1) Mieux vaut prévenir que guérir

  • En 2014, tous les employeurs devraient adopter et diffuser une politique encadrant spécifiquement l’utilisation des technologies de l’information. Si tel n’est pas le cas dans votre entreprise, songez sérieusement à mettre l’adoption d’une telle politique dans la liste prioritaire de vos résolutions pour l’année 2015.
  • Cette politique devrait être assez large pour cibler non seulement l’utilisation des technologies de l’information dans le milieu de travail, mais également à l’extérieur, lorsque telle utilisation est notamment en lien avec l’employeur, les cadres ou encore les autres salariés de l’entreprise.
  • Si tel n’est pas le cas, l’entreprise pourra adopter une politique connexe visant l’utilisation de médias sociaux.
  • Toute politique doit être connue de l’ensemble des salariés et cadres de l’entreprise. Un rappel périodique de son existence et son contenu ne peut qu’être bénéfique pour tous.
  • Ce rappel peut prendre différentes formes telles que l’envoi de courriels aux salariés, la remise d’une note ou encore un rappel verbal lors d’une réunion d’équipe (avec prise des présences, bien sûr).
  • Un tel rappel peut certes être fait dans les jours précédant le « party de Noël » de l’employeur. Profitez-en pour rappeler, du même coup, votre politique sur le harcèlement.
  • Informez vos cadres et votre personnel de supervision de l’importance du respect de telles politiques.
  • Si ce n’est déjà fait, établissez une procédure simple et efficace permettant que toute violation à la politique sur l’utilisation des technologies de l’information soit rapportée à un responsable dans l’entreprise qui veillera à faire les vérifications qui s’imposent et prendre les actions nécessaires.

2) Agir rapidement

Une fois que des propos ou des photos inappropriés ont été transmis sur le Web, il sera, par la suite, difficile d’en garder un certain contrôle.
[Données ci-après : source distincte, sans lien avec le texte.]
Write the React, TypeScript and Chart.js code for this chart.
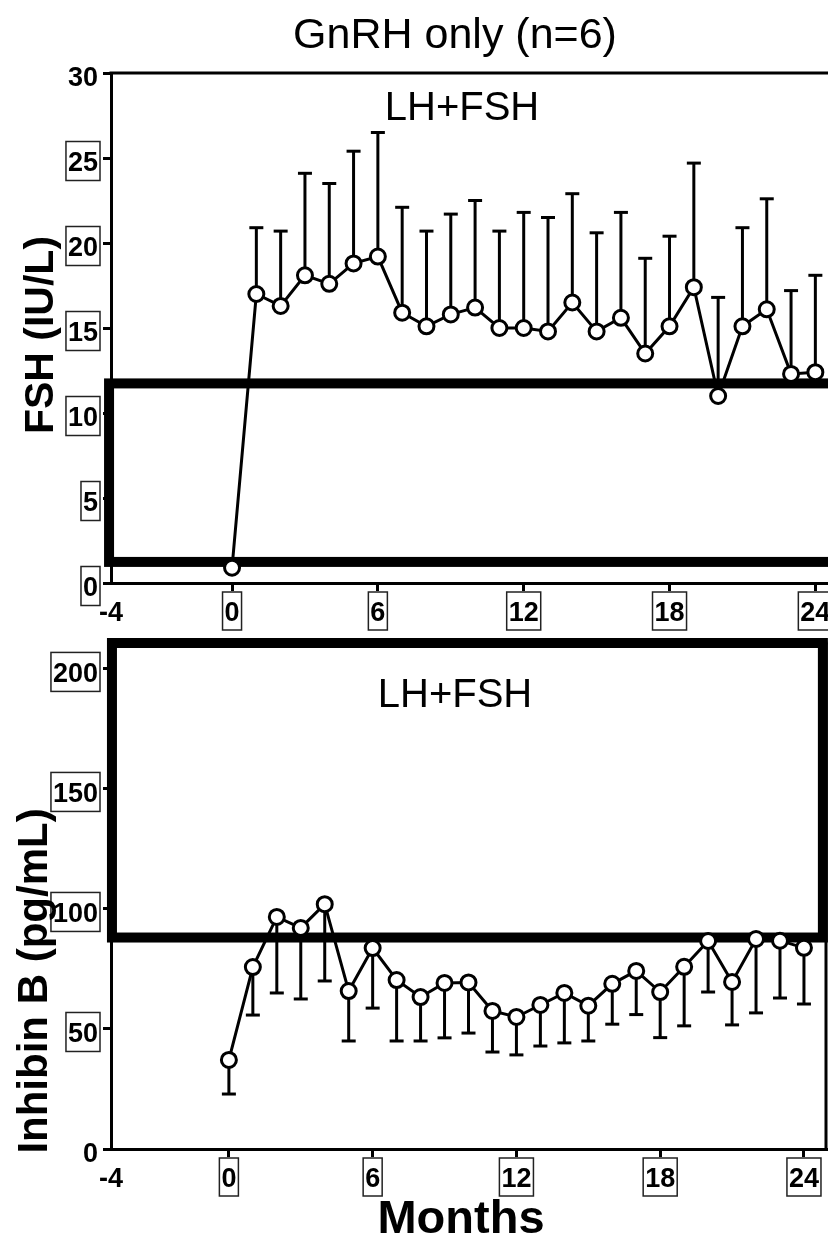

En effet, les réseaux sociaux font souvent en sorte que des propos, photos ou vidéos peuvent être partagés avec des centaines, voire des milliers d’utilisateurs, que ce soit de façon intentionnelle ou non! Sans oublier que plusieurs voudront y ajouter des commentaires…

L’employeur bien avisé voudra ainsi agir rapidement.

  • Dès qu’il est informé de la survenance d’une situation pouvant constituer une violation d’un droit, d’une liberté ou d’une obligation tels que ceux mentionnés ci‑dessus, l’employeur devra faire enquête.
  • N’oubliez pas de documenter votre démarche et de conserver tout élément de preuve qui pourrait s’avérer pertinent.
  • Prenez les mesures nécessaires pour que la violation prenne fin. Exigez que le salarié fautif accomplisse toutes les démarches requises pour que les propos ou les photos soient retirés, si cela est possible.
  • Évaluez si d’autres actions devront être prises (poursuite, mesure disciplinaire, lettre d’excuses, etc.).

Évidemment, ces quelques conseils ne viennent pas à échéance au « Boxing Day » et devraient être suivis tout au long de l’année.


1 Société Radio-Canada c. Radio Sept-Îles inc., J.E. 94-1286 (C.A.), p. 14.
2 Id., p. 15.
3 Crookes c. Newton [2011] 3 R.C.S. 269, par. 16.
4 Par exemple, consulter Canada Post Corp. v. Canadian Union of Postal Workers, [2012] C.L.A.D. no 85, par. 108.